**SHORT PROBLEM:** Render the material again word for word, skipping the pictures in it.

* * *

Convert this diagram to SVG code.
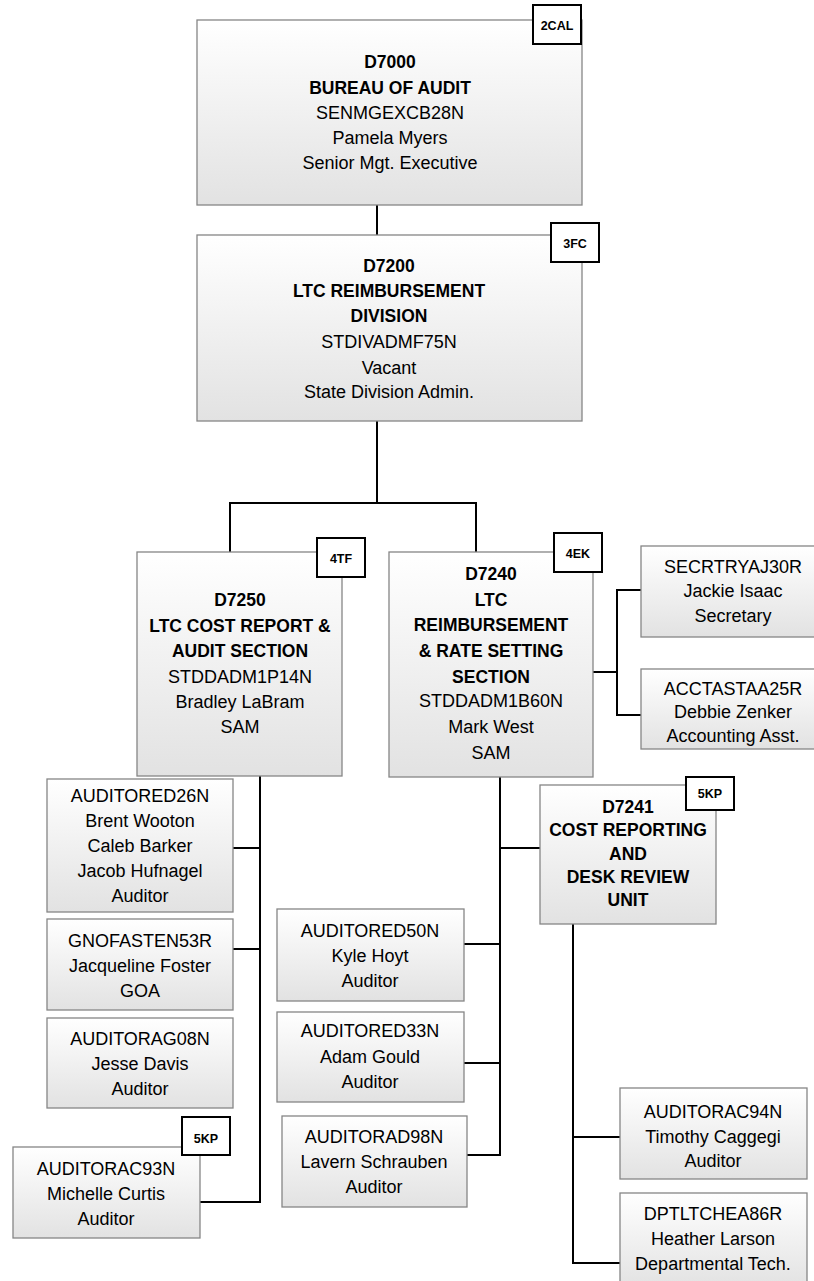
<svg xmlns="http://www.w3.org/2000/svg" width="814" height="1281" viewBox="0 0 814 1281">
<defs>
<linearGradient id="g" x1="0" y1="0" x2="0" y2="1">
<stop offset="0" stop-color="#ffffff"/>
<stop offset="1" stop-color="#e2e2e2"/>
</linearGradient>
</defs>
<style>
.box{fill:url(#g);stroke:#868686;stroke-width:1.3}
.badge{fill:#fff;stroke:#000;stroke-width:2}
text{font-family:"Liberation Sans",Arial,sans-serif;font-size:18px;text-anchor:middle;fill:#000}
.b{font-weight:bold;font-size:17.5px}
.bt{font-weight:bold;font-size:12.5px}
.conn{stroke:#000;stroke-width:2;fill:none}
</style>
<rect width="814" height="1281" fill="#fff"/>
<g id="connectors">
<path class="conn" d="M377 205V235"/>
<path class="conn" d="M377 421V503M230 552V503H476V552"/>
<path class="conn" d="M593 672H617M641 590H617V715H641"/>
<path class="conn" d="M260 776V1202H200M233 848H260M233 949H260"/>
<path class="conn" d="M500 777V1155H467M500 848H540M464 944H500M464 1063H500"/>
<path class="conn" d="M573 924V1263H620M573 1137H620"/>
</g>
<g id="d7000">
<rect class="box" x="197" y="20" width="385" height="185"/>
<text class="b" x="390" y="68">D7000</text>
<text class="b" x="390" y="94">BUREAU OF AUDIT</text>
<text x="390" y="119">SENMGEXCB28N</text>
<text x="390" y="144">Pamela Myers</text>
<text x="390" y="169">Senior Mgt. Executive</text>
<rect class="badge" x="533" y="5" width="48" height="39"/>
<text class="bt" x="557" y="30">2CAL</text>
</g>
<g id="d7200">
<rect class="box" x="197" y="235" width="385" height="186"/>
<text class="b" x="389" y="272">D7200</text>
<text class="b" x="389" y="297">LTC REIMBURSEMENT</text>
<text class="b" x="389" y="322">DIVISION</text>
<text x="389" y="348">STDIVADMF75N</text>
<text x="389" y="374">Vacant</text>
<text x="389" y="398">State Division Admin.</text>
<rect class="badge" x="551" y="223" width="48" height="39"/>
<text class="bt" x="575" y="248">3FC</text>
</g>
<g id="d7250">
<rect class="box" x="137" y="552" width="205" height="224"/>
<text class="b" x="240" y="606">D7250</text>
<text class="b" x="240" y="632">LTC COST REPORT &amp;</text>
<text class="b" x="240" y="657">AUDIT SECTION</text>
<text x="240" y="683">STDDADM1P14N</text>
<text x="240" y="708">Bradley LaBram</text>
<text x="240" y="733">SAM</text>
<rect class="badge" x="317" y="538" width="48" height="39"/>
<text class="bt" x="341" y="563">4TF</text>
</g>
<g id="d7240">
<rect class="box" x="389" y="552" width="204" height="225"/>
<text class="b" x="491" y="580">D7240</text>
<text class="b" x="491" y="606">LTC</text>
<text class="b" x="491" y="631">REIMBURSEMENT</text>
<text class="b" x="491" y="657">&amp; RATE SETTING</text>
<text class="b" x="491" y="683">SECTION</text>
<text x="491" y="707">STDDADM1B60N</text>
<text x="491" y="733">Mark West</text>
<text x="491" y="759">SAM</text>
<rect class="badge" x="554" y="533" width="48" height="39"/>
<text class="bt" x="578" y="558">4EK</text>
</g>
<g id="secrtryaj30r">
<rect class="box" x="641" y="546" width="184" height="91"/>
<text x="733" y="573">SECRTRYAJ30R</text>
<text x="733" y="597">Jackie Isaac</text>
<text x="733" y="622">Secretary</text>
</g>
<g id="acctastaa25r">
<rect class="box" x="641" y="669" width="184" height="80"/>
<text x="733" y="695">ACCTASTAA25R</text>
<text x="733" y="718">Debbie Zenker</text>
<text x="733" y="742">Accounting Asst.</text>
</g>
<g id="d7241">
<rect class="box" x="540" y="785" width="176" height="139"/>
<text class="b" x="628" y="813">D7241</text>
<text class="b" x="628" y="836">COST REPORTING</text>
<text class="b" x="628" y="860">AND</text>
<text class="b" x="628" y="883">DESK REVIEW</text>
<text class="b" x="628" y="906">UNIT</text>
<rect class="badge" x="686" y="777" width="48" height="33"/>
<text class="bt" x="710" y="798">5KP</text>
</g>
<g id="auditored26n">
<rect class="box" x="47" y="779" width="186" height="133"/>
<text x="140" y="802">AUDITORED26N</text>
<text x="140" y="827">Brent Wooton</text>
<text x="140" y="852">Caleb Barker</text>
<text x="140" y="877">Jacob Hufnagel</text>
<text x="140" y="902">Auditor</text>
</g>
<g id="gnofasten53r">
<rect class="box" x="47" y="919" width="186" height="91"/>
<text x="140" y="947">GNOFASTEN53R</text>
<text x="140" y="972">Jacqueline Foster</text>
<text x="140" y="997">GOA</text>
</g>
<g id="auditorag08n">
<rect class="box" x="47" y="1018" width="186" height="90"/>
<text x="140" y="1045">AUDITORAG08N</text>
<text x="140" y="1070">Jesse Davis</text>
<text x="140" y="1095">Auditor</text>
</g>
<g id="auditorac93n">
<rect class="box" x="13" y="1147" width="187" height="91"/>
<text x="106" y="1175">AUDITORAC93N</text>
<text x="106" y="1200">Michelle Curtis</text>
<text x="106" y="1225">Auditor</text>
<rect class="badge" x="182" y="1117" width="48" height="38"/>
<text class="bt" x="206" y="1143">5KP</text>
</g>
<g id="auditored50n">
<rect class="box" x="277" y="909" width="187" height="92"/>
<text x="370" y="937">AUDITORED50N</text>
<text x="370" y="962">Kyle Hoyt</text>
<text x="370" y="987">Auditor</text>
</g>
<g id="auditored33n">
<rect class="box" x="277" y="1012" width="187" height="90"/>
<text x="370" y="1037">AUDITORED33N</text>
<text x="370" y="1063">Adam Gould</text>
<text x="370" y="1088">Auditor</text>
</g>
<g id="auditorad98n">
<rect class="box" x="282" y="1116" width="185" height="91"/>
<text x="374" y="1143">AUDITORAD98N</text>
<text x="374" y="1168">Lavern Schrauben</text>
<text x="374" y="1193">Auditor</text>
</g>
<g id="auditorac94n">
<rect class="box" x="620" y="1088" width="187" height="91"/>
<text x="713" y="1118">AUDITORAC94N</text>
<text x="713" y="1143">Timothy Caggegi</text>
<text x="713" y="1167">Auditor</text>
</g>
<g id="dptltchea86r">
<rect class="box" x="620" y="1193" width="187" height="95"/>
<text x="713" y="1220">DPTLTCHEA86R</text>
<text x="713" y="1245">Heather Larson</text>
<text x="713" y="1270">Departmental Tech.</text>
</g>
</svg>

* * *

**RESPONSE TO THIS TASK:**
Convert this diagram to SVG code.
<svg xmlns="http://www.w3.org/2000/svg" width="814" height="1281" viewBox="0 0 814 1281">
<defs>
<linearGradient id="g" x1="0" y1="0" x2="0" y2="1">
<stop offset="0" stop-color="#ffffff"/>
<stop offset="1" stop-color="#e2e2e2"/>
</linearGradient>
</defs>
<style>
.box{fill:url(#g);stroke:#868686;stroke-width:1.3}
.badge{fill:#fff;stroke:#000;stroke-width:2}
text{font-family:"Liberation Sans",Arial,sans-serif;font-size:18px;text-anchor:middle;fill:#000}
.b{font-weight:bold;font-size:17.5px}
.bt{font-weight:bold;font-size:12.5px}
.conn{stroke:#000;stroke-width:2;fill:none}
</style>
<rect width="814" height="1281" fill="#fff"/>
<g id="connectors">
<path class="conn" d="M377 205V235"/>
<path class="conn" d="M377 421V503M230 552V503H476V552"/>
<path class="conn" d="M593 672H617M641 590H617V715H641"/>
<path class="conn" d="M260 776V1202H200M233 848H260M233 949H260"/>
<path class="conn" d="M500 777V1155H467M500 848H540M464 944H500M464 1063H500"/>
<path class="conn" d="M573 924V1263H620M573 1137H620"/>
</g>
<g id="d7000">
<rect class="box" x="197" y="20" width="385" height="185"/>
<text class="b" x="390" y="68">D7000</text>
<text class="b" x="390" y="94">BUREAU OF AUDIT</text>
<text x="390" y="119">SENMGEXCB28N</text>
<text x="390" y="144">Pamela Myers</text>
<text x="390" y="169">Senior Mgt. Executive</text>
<rect class="badge" x="533" y="5" width="48" height="39"/>
<text class="bt" x="557" y="30">2CAL</text>
</g>
<g id="d7200">
<rect class="box" x="197" y="235" width="385" height="186"/>
<text class="b" x="389" y="272">D7200</text>
<text class="b" x="389" y="297">LTC REIMBURSEMENT</text>
<text class="b" x="389" y="322">DIVISION</text>
<text x="389" y="348">STDIVADMF75N</text>
<text x="389" y="374">Vacant</text>
<text x="389" y="398">State Division Admin.</text>
<rect class="badge" x="551" y="223" width="48" height="39"/>
<text class="bt" x="575" y="248">3FC</text>
</g>
<g id="d7250">
<rect class="box" x="137" y="552" width="205" height="224"/>
<text class="b" x="240" y="606">D7250</text>
<text class="b" x="240" y="632">LTC COST REPORT &amp;</text>
<text class="b" x="240" y="657">AUDIT SECTION</text>
<text x="240" y="683">STDDADM1P14N</text>
<text x="240" y="708">Bradley LaBram</text>
<text x="240" y="733">SAM</text>
<rect class="badge" x="317" y="538" width="48" height="39"/>
<text class="bt" x="341" y="563">4TF</text>
</g>
<g id="d7240">
<rect class="box" x="389" y="552" width="204" height="225"/>
<text class="b" x="491" y="580">D7240</text>
<text class="b" x="491" y="606">LTC</text>
<text class="b" x="491" y="631">REIMBURSEMENT</text>
<text class="b" x="491" y="657">&amp; RATE SETTING</text>
<text class="b" x="491" y="683">SECTION</text>
<text x="491" y="707">STDDADM1B60N</text>
<text x="491" y="733">Mark West</text>
<text x="491" y="759">SAM</text>
<rect class="badge" x="554" y="533" width="48" height="39"/>
<text class="bt" x="578" y="558">4EK</text>
</g>
<g id="secrtryaj30r">
<rect class="box" x="641" y="546" width="184" height="91"/>
<text x="733" y="573">SECRTRYAJ30R</text>
<text x="733" y="597">Jackie Isaac</text>
<text x="733" y="622">Secretary</text>
</g>
<g id="acctastaa25r">
<rect class="box" x="641" y="669" width="184" height="80"/>
<text x="733" y="695">ACCTASTAA25R</text>
<text x="733" y="718">Debbie Zenker</text>
<text x="733" y="742">Accounting Asst.</text>
</g>
<g id="d7241">
<rect class="box" x="540" y="785" width="176" height="139"/>
<text class="b" x="628" y="813">D7241</text>
<text class="b" x="628" y="836">COST REPORTING</text>
<text class="b" x="628" y="860">AND</text>
<text class="b" x="628" y="883">DESK REVIEW</text>
<text class="b" x="628" y="906">UNIT</text>
<rect class="badge" x="686" y="777" width="48" height="33"/>
<text class="bt" x="710" y="798">5KP</text>
</g>
<g id="auditored26n">
<rect class="box" x="47" y="779" width="186" height="133"/>
<text x="140" y="802">AUDITORED26N</text>
<text x="140" y="827">Brent Wooton</text>
<text x="140" y="852">Caleb Barker</text>
<text x="140" y="877">Jacob Hufnagel</text>
<text x="140" y="902">Auditor</text>
</g>
<g id="gnofasten53r">
<rect class="box" x="47" y="919" width="186" height="91"/>
<text x="140" y="947">GNOFASTEN53R</text>
<text x="140" y="972">Jacqueline Foster</text>
<text x="140" y="997">GOA</text>
</g>
<g id="auditorag08n">
<rect class="box" x="47" y="1018" width="186" height="90"/>
<text x="140" y="1045">AUDITORAG08N</text>
<text x="140" y="1070">Jesse Davis</text>
<text x="140" y="1095">Auditor</text>
</g>
<g id="auditorac93n">
<rect class="box" x="13" y="1147" width="187" height="91"/>
<text x="106" y="1175">AUDITORAC93N</text>
<text x="106" y="1200">Michelle Curtis</text>
<text x="106" y="1225">Auditor</text>
<rect class="badge" x="182" y="1117" width="48" height="38"/>
<text class="bt" x="206" y="1143">5KP</text>
</g>
<g id="auditored50n">
<rect class="box" x="277" y="909" width="187" height="92"/>
<text x="370" y="937">AUDITORED50N</text>
<text x="370" y="962">Kyle Hoyt</text>
<text x="370" y="987">Auditor</text>
</g>
<g id="auditored33n">
<rect class="box" x="277" y="1012" width="187" height="90"/>
<text x="370" y="1037">AUDITORED33N</text>
<text x="370" y="1063">Adam Gould</text>
<text x="370" y="1088">Auditor</text>
</g>
<g id="auditorad98n">
<rect class="box" x="282" y="1116" width="185" height="91"/>
<text x="374" y="1143">AUDITORAD98N</text>
<text x="374" y="1168">Lavern Schrauben</text>
<text x="374" y="1193">Auditor</text>
</g>
<g id="auditorac94n">
<rect class="box" x="620" y="1088" width="187" height="91"/>
<text x="713" y="1118">AUDITORAC94N</text>
<text x="713" y="1143">Timothy Caggegi</text>
<text x="713" y="1167">Auditor</text>
</g>
<g id="dptltchea86r">
<rect class="box" x="620" y="1193" width="187" height="95"/>
<text x="713" y="1220">DPTLTCHEA86R</text>
<text x="713" y="1245">Heather Larson</text>
<text x="713" y="1270">Departmental Tech.</text>
</g>
</svg>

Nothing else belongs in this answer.